The network was set up in 2004 by Pierre Omidyar, founder of eBay, and his wife Pam.  It comprises both a venture capital fund and a grant-making foundation.  The network has a strong focus on individual empowerment and is committed to market-based solutions, believing that business is one of the best mechanisms for achieving sustainable social impact. Omidyar looks to invest in projects that have potential to impact large numbers of people and that show signs of real innovation - for example, new business models or new markets.

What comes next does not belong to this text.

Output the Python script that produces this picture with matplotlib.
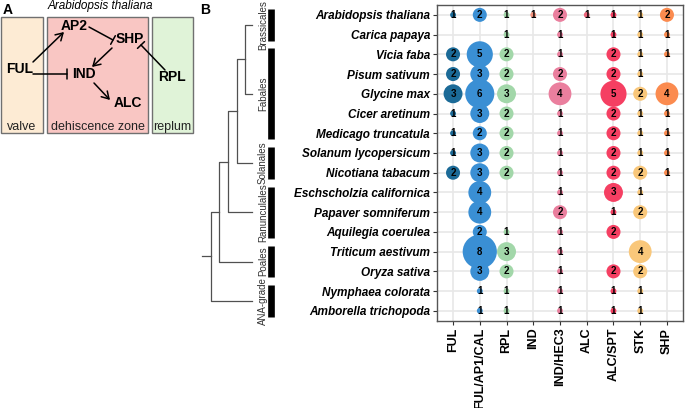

So far $307 million has been committed, with $138 million going to for-profit investments and $169 million to non-profit grants. There are two broad areas of focus:

  • Access to capital: This encompasses projects around microfinance, entrepreneurship and property rights.
  • Media, markets and transparence: This encompasses projects around social media, marketplaces and government transparency. Omidyar are particularly interested in the role of journalism in ensuring accountability of governments.

Projects in the Unities States include:

  • The Sunlight Foundation - works to make information about Congress and Federal government more accessible and meaningful to citizens; created the first searchable site for all federal government contracts to monitor where money is going.
  • Global Integrity - uses quantitative and qualitative analysis to provide a scorecard tracking governance and corruption in different countries.

In the developing world, Omidyar looks to supports access to greater information and government transparency, which it views as key drivers of prosperity. The network is supporting global organizations, national partners in three African countries (Nigeria, Ghana and Kenya) and is establishing a pan-African mechanism for smaller grants. Current global projects include:

  • Ushahidi - an open source platform to report and share data in the aftermath of a crisis. Omidyar will be working to help Ushahidi to build traffic to the site and to tackle the challenge of verifying reports.
  • Infonet - a web portal that acts as an information hub for all national and devolved budgets in Kenya; currently used by NGOs, citizen groups and the media.
  • Mzalendo - a one stop shop for citizens to track the activities of parliamentarians in Kenya.
  • FrontlineSMS - a two way communication tool using laptops and mobile phones for organizations without internet access.